The supporting cast is also terrific, especially Tom’s cleaning colleagues Ben (Josh Thomson) and Anthony (Ryan Johnson). Gina’s girlfriends/clients include an assortment of middle-aged women, eager for cleaner homes and “a minimum of one orgasm” (Roz Hammond, Caroline Brazier, Tasma Walton, Hayley McElhinney, and others). Her husband Steve (Cameron Daddo) is appropriately icy (and would be deemed “frigid,” were he a woman), and Gina finds a new supporter in Steve (Erik Thomson), the former owner of Pleased to Move You, who declines either sort of “housework” on account of his marriage but agrees to work for her behind the scenes.

How to Please a Woman isn’t an entirely new idea. In fact, you’ll recognize themes from Emma Thompson’s recent Good Luck to You, Leo Grande, as well as shades of 1997’s The Full Monty. Webster was inspired by a true story, as she explained in an interview with “Women and Hollywood.”

“The biggest challenge in making this film was getting the tone right. But in my preparation one of the hardest, but most critical, things I did was to reach out to the company who inspired the film. Here in Australia prostitution is legal — albeit with many restrictions. I read about two women who ran a company who offered sexual services for women. These women described themselves as housewives and they were so counter to my admittedly narrow understanding of the sex industry. I had all sorts of preconceived stereotypes in mind. What was really interesting, when I spoke to these women, was finding out about who their clients were. Who are these women who will pay for sex? The answers were also unexpected and some of them have inspired characters and stories in the film.”

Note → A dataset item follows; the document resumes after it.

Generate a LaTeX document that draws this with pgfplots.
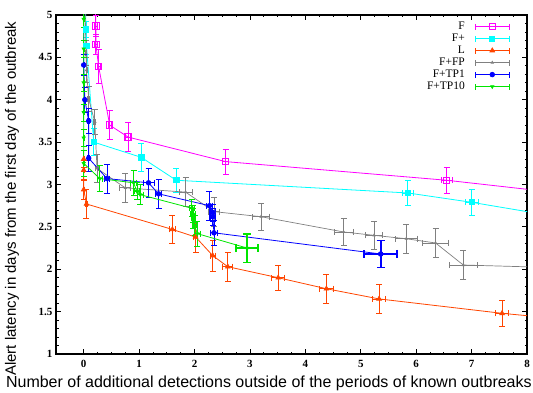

 The characters and stories in the film strike the perfect blend of comedy and emotion. The writing is crisp and neat, and the movie, which runs nearly two hours, moves briskly. I also appreciate the idea that physical pleasure enhances other aspects of life, whether that’s exercise or building a thriving business. My only criticism is a lack of diversity that reinforces what should by now be a dated image of Australia as an English colony. More representation of the country’s BIPOC (Black, Indigenous, and People of Color) communities would have made the film’s progressive messages resonate even more.

After all, as Gina would say, “No one should feel invisible.”

How to Please a Woman is available to rent on Amazon.